Pourquoi vous intéressez vous à Noël du Fail, vieil écrivain du lointain XVIème siècle ?
Bonjour,
Merci de votre question. En effet pourquoi s’attarder sur un personnage d’un temps si éloigné de notre époque ? On peut répondre par une autre interrogation : pourquoi autant d’ouvrages sont ils encore de nos jours écrits sur François Rabelais ?
Certes Rabelais fut médecin et l’auteur universellement connu de Pantagruel et Gargantua. Mais savez vous que du Fail fut lui magistrat, Conseiller au Parlement de Bretagne, auteur d’un traité de jurisprudence qui a fait autorité jusqu’à la Révolution française, et qu’il a écrit trois recueils qui sont à la fois une peinture originale sur les campagnes de son temps et le reflet de ses idées sociales, politiques et religieuses.
Comme Rabelais, il a double visage. Celui d’un homme sérieux, établi par sa profession et honoré comme tel, et celui d’un original qui tout en riant, évoque les problèmes de son temps et sait porter un regard philosophique sur l’existence. Il sait en conteur joyeux, brosser des tableaux comiques de ces ambivalences entre réalité des choses, orgueil des attitudes et ridicule des gestes, reflétant par là la dualité de sa nature profonde, emprunte tout à la fois de la gravité de ses fonctions juridiques et de la légèreté de sa vision satirique des hommes et du monde.
Bien sûr il n’a pas risqué le bûcher pour hérésie comme son aîné Rabelais, mais inscrit dans son sillage il a porté les idées nouvelles de la Renaissance et de l’humanisme. Et ses aphorismes se révèlent toujours avoir un écho aujourd’hui. Lorsqu’il nous dit « Il n’est rien si injuste qu’un ignorant », ne sommes nous pas devant une question d’actualité ? Les talibans ne sont ils pas à travers leur obscurantisme l’illustration de ce qu’il en a dit ? Dit autrement, la liberté ne sert pas à grand-chose sans éducation… N’y sommes nous pas confronté tous les jours de par les événements du monde ?
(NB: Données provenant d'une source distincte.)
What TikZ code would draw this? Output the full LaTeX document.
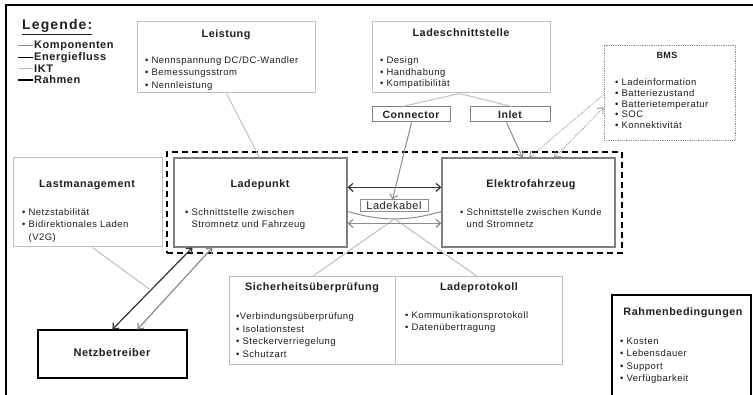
\documentclass[tikz,border=0pt]{standalone}
\usepackage{fontspec}
\setmainfont{Liberation Sans}[LetterSpace=5]
\usetikzlibrary{arrows.meta,calc,fit}
\definecolor{lgray}{HTML}{BFBFBF}
\definecolor{mgray}{HTML}{8C8C8C}
\definecolor{dgray}{HTML}{7F7F7F}
\definecolor{txt}{HTML}{1F1F1F}
\definecolor{adark}{HTML}{333333}
\begin{document}
\begin{tikzpicture}[x=1pt,y=-1pt,
  every node/.style={text=txt},
  lightbox/.style={draw=lgray, line width=1pt, inner sep=0pt},
  darkbox/.style={draw=dgray, line width=1.2pt, inner sep=0pt},
  blackbox/.style={draw=black, line width=1.2pt, inner sep=0pt},
  bmsbox/.style={draw=mgray, densely dotted, line width=0.8pt, inner sep=0pt},
  ttl/.style={font=\fontsize{10.8}{13}\selectfont\bfseries, inner sep=0pt},
  lst/.style={font=\fontsize{9.5}{12.3}\selectfont, align=left, inner sep=0pt, anchor=north west},
  thinline/.style={draw=lgray, line width=1pt},
  barb/.style={{Straight Barb[length=4.5pt,width=8pt]}-{Straight Barb[length=4.5pt,width=8pt]}},
  barbend/.style={-{Straight Barb[length=4.5pt,width=8pt]}},
  legtxt/.style={font=\fontsize{11}{13}\selectfont\bfseries, anchor=west, inner sep=0pt},
]
\useasboundingbox (0,0) rectangle (753,395);
\clip (0,0) rectangle (753,395);
\fill[white] (0,0) rectangle (753,395);

% outer frame
\draw[line width=1.6pt] (6,400) -- (6,5) -- (760,5);

% legend
\node[font=\fontsize{14}{16}\selectfont\bfseries\addfontfeature{LetterSpace=8}, anchor=west, inner sep=0pt] (leg) at (22,27) {\underline{Legende:}};
\draw[mgray, line width=1pt] (18,45.5) -- (33,45.5);
\node[legtxt] (legk) at (34,45.5) {Komponenten};
\draw[black, line width=1pt] (18,57.5) -- (33,57.5);
\node[legtxt] (lege) at (34,57.5) {Energiefluss};
\draw[lgray, line width=1pt] (18,68.5) -- (33,68.5);
\node[legtxt] (legi) at (34,68.5) {IKT};
\draw[black, line width=1.6pt] (18,80) -- (33,80);
\node[legtxt] (legr) at (34,80) {Rahmen};

% dashed frame
\node[draw=black, dashed, dash pattern=on 6pt off 4pt, line width=1.2pt, inner sep=0pt, fit={(167,152) (622,253)}] (frame) {};

% boxes
\node[lightbox, fit={(137,22) (315,93)}] (leist) {};
\node[ttl] (leistT) at (226,35) {Leistung};
\node[lst] (leistL) at (145,56.5) {• Nennspannung DC/DC-Wandler\\• Bemessungsstrom\\• Nennleistung};

\node[lightbox, fit={(372,22) (550,93)}] (lds) {};
\node[ttl] (ldsT) at (461,33) {Ladeschnittstelle};
\node[lst, font=\fontsize{9.5}{11.5}\selectfont] (ldsL) at (380,56.5) {• Design\\• Handhabung\\• Kompatibilität};

\node[darkbox, line width=1pt, fit={(372,107) (450,122)}] (conn) {};
\node[ttl, font=\fontsize{10.5}{12}\selectfont\bfseries] (connT) at (411,115) {Connector};
\node[darkbox, line width=1pt, fit={(470,107) (550,122)}] (inlet) {};
\node[ttl, font=\fontsize{10.5}{12}\selectfont\bfseries] (inletT) at (510,115) {Inlet};

\node[bmsbox, fit={(604,45) (735,140)}] (bms) {};
\node[ttl, font=\fontsize{9}{11}\selectfont\bfseries] (bmsT) at (667,55) {BMS};
\node[lst, font=\fontsize{9.5}{10.8}\selectfont] (bmsL) at (615,78.5) {• Ladeinformation\\• Batteriezustand\\• Batterietemperatur\\• SOC\\• Konnektivität};

\node[lightbox, fit={(13,158) (162,247)}] (lm) {};
\node[ttl] (lmT) at (87,185) {Lastmanagement};
\node[lst] (lmL) at (22,208.5) {• Netzstabilität\\• Bidirektionales Laden\\\hphantom{• }(V2G)};

\node[darkbox, fit={(174,158) (347,247)}] (lp) {};
\node[ttl] (lpT) at (260,185) {Ladepunkt};
\node[lst] (lpL) at (185,208.5) {• Schnittstelle zwischen\\\hphantom{• }Stromnetz und Fahrzeug};

\node[darkbox, fit={(442,158) (615,247)}] (efz) {};
\node[ttl] (efzT) at (531,185) {Elektrofahrzeug};
\node[lst] (efzL) at (460,208.5) {• Schnittstelle zwischen Kunde\\\hphantom{• }und Stromnetz};

\node[blackbox, fit={(38,330) (187,378)}] (nb) {};
\node[ttl, font=\fontsize{11}{13}\selectfont\bfseries] (nbT) at (112,353) {Netzbetreiber};

\node[lightbox, fit={(229,277) (395,365)}] (sich) {};
\node[ttl] (sichT) at (312,288) {Sicherheitsüberprüfung};
\node[lst, font=\fontsize{9.5}{12.7}\selectfont] (sichL) at (236,312.5) {•Verbindungsüberprüfung\\• Isolationstest\\• Steckerverriegelung\\• Schutzart};

\node[lightbox, fit={(395,277) (562,365)}] (lpr) {};
\node[ttl] (lprT) at (479,288) {Ladeprotokoll};
\node[lst] (lprL) at (405,311.5) {• Kommunikationsprotokoll\\• Datenübertragung};

\node[blackbox, fit={(612,295) (751,400)}] (rb) {};
\node[ttl] (rbT) at (683,313) {Rahmenbedingungen};
\node[lst, font=\fontsize{9.5}{12.4}\selectfont] (rbL) at (620,337.5) {• Kosten\\• Lebensdauer\\• Support\\• Verfügbarkeit};

\node[draw=mgray, line width=1pt, inner sep=0pt, fit={(360,200) (428,212)}] (kab) {};
\node[font=\fontsize{11}{13}\selectfont, inner sep=0pt] (kabT) at (394,206) {Ladekabel};

% component lines
\draw[thinline] ($(leist.south west)+(90,0)$) -- ($(lp.north west)+(86,0)$);
\draw[thinline] ($(lds.south west)+(88,0)$) -- ($(conn.north west)+(31,0)$);
\draw[thinline] ($(lds.south west)+(88,0)$) -- ($(inlet.north west)+(42,0)$);

% cable arc
\draw[draw=mgray, line width=1pt] ($(lp.north east)+(0,54)$) .. controls +(33,10) and +(-33,10) .. coordinate[pos=0.5] (kmid) ($(efz.north west)+(0,54)$);
\draw[thinline] (kmid) -- ($(sich.north west)+(84,0)$);
\draw[thinline] (kmid) -- ($(lpr.north west)+(83,0)$);

% energy / ICT arrows between Ladepunkt and Elektrofahrzeug
\draw[barb, adark, line width=1.2pt] ($(lp.north east)+(0,30)$) -- ($(efz.north west)+(0,30)$);
\draw[barb, mgray, line width=1.2pt] ($(lp.north east)+(0,66)$) -- ($(efz.north west)+(0,66)$);

% Connector -> Ladekabel, Inlet -> Elektrofahrzeug
\draw[barbend, mgray, line width=1pt] ($(conn.south west)+(40,0)$) -- ($(kab.north west)+(33,0)$);
\draw[barbend, mgray, line width=1pt] ($(inlet.south west)+(37,0)$) -- ($(efz.north west)+(81,0)$);

% BMS dotted
\draw[barbend, mgray, densely dotted, line width=0.8pt] ($(bms.north west)+(0,50)$) -- ($(efz.north west)+(88,0)$);
\draw[barb, mgray, densely dotted, line width=0.8pt] ($(efz.north west)+(113,0)$) -- ($(bms.north west)+(0,63)$);

% Netzbetreiber arrows
\draw[barb, adark, line width=1.2pt] ($(nb.north west)+(75,0)$) -- coordinate[pos=0.48] (nbmid) ($(lp.south west)+(19,0)$);
\draw[barb, mgray, line width=1.2pt] ($(nb.north west)+(100,0)$) -- ($(lp.south west)+(39,0)$);
\draw[thinline] ($(lm.south west)+(80,0)$) -- (nbmid);
\end{tikzpicture}
\end{document}
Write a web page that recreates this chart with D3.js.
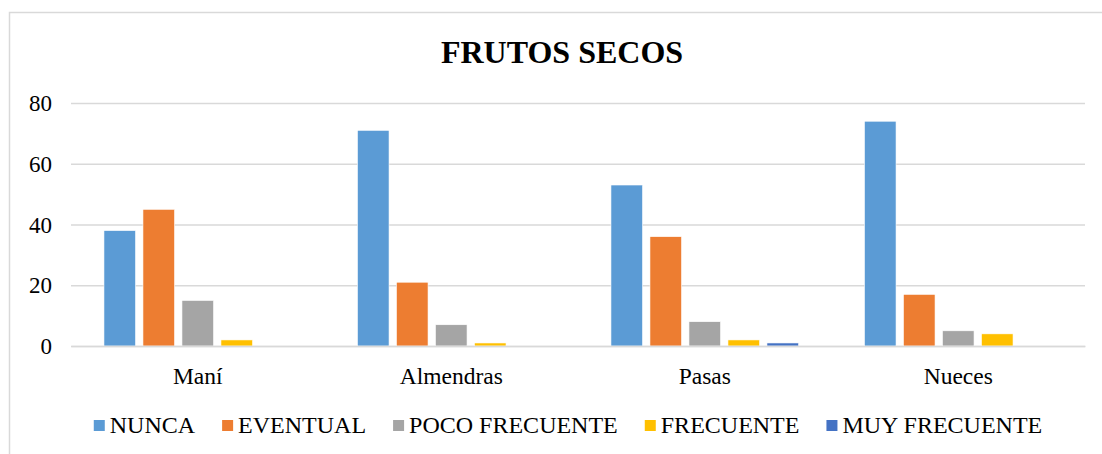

Et quand il écrit « Quant la bourse s’estrécit, la conscience s’élargit », n’est ce pas dans notre société en voie d’appauvrissement, tant matériel que spirituel, un jugement pertinent et une bonne philosophie à suivre ? Lorsque l’aisance matérielle vient à manquer, l’introspection
et la réflexion, la prise de distance sur notre quotidien et ses vérités n’est il pas une salutaire et saine démarche ? Et une voie pour guérir…
Du Fail porte tout cela dans ses Oeuvres facétieuses, dont le titre ne doit pas induire en erreur. Il n’est pas qu’un auteur grivois, qu’un bouffon, qu’un plaisantin, comme Rabelais est tout sauf rabelaisien au sens où communément on l’entend. Bien sûr il a aimé faire sourire et sans doute rire franchement. Mais derrière le franc rire gaulois se cache autre chose de plus subtil, de plus profond, qui est la soif de « ça voir ». Comme son maître, Rabelais, il se fait chantre de la Dive bouteille, conseillant à autrui de devenir sage en buvant au tonneau de la Science. Car cette divine bouteille, c’est le gai savoir, la quintessence de la pensée, …et non le tonneau des buveurs bien sûr ! Boire pour savourer le savoir… et apprendre à savoir savourer…
Voilà pourquoi Noël du Fail mérite que l’on s’y attarde. Pourquoi il méritait bien un site. Et pourquoi son nom mérite de s’afficher sans rougir à côté de celui de Rabelais.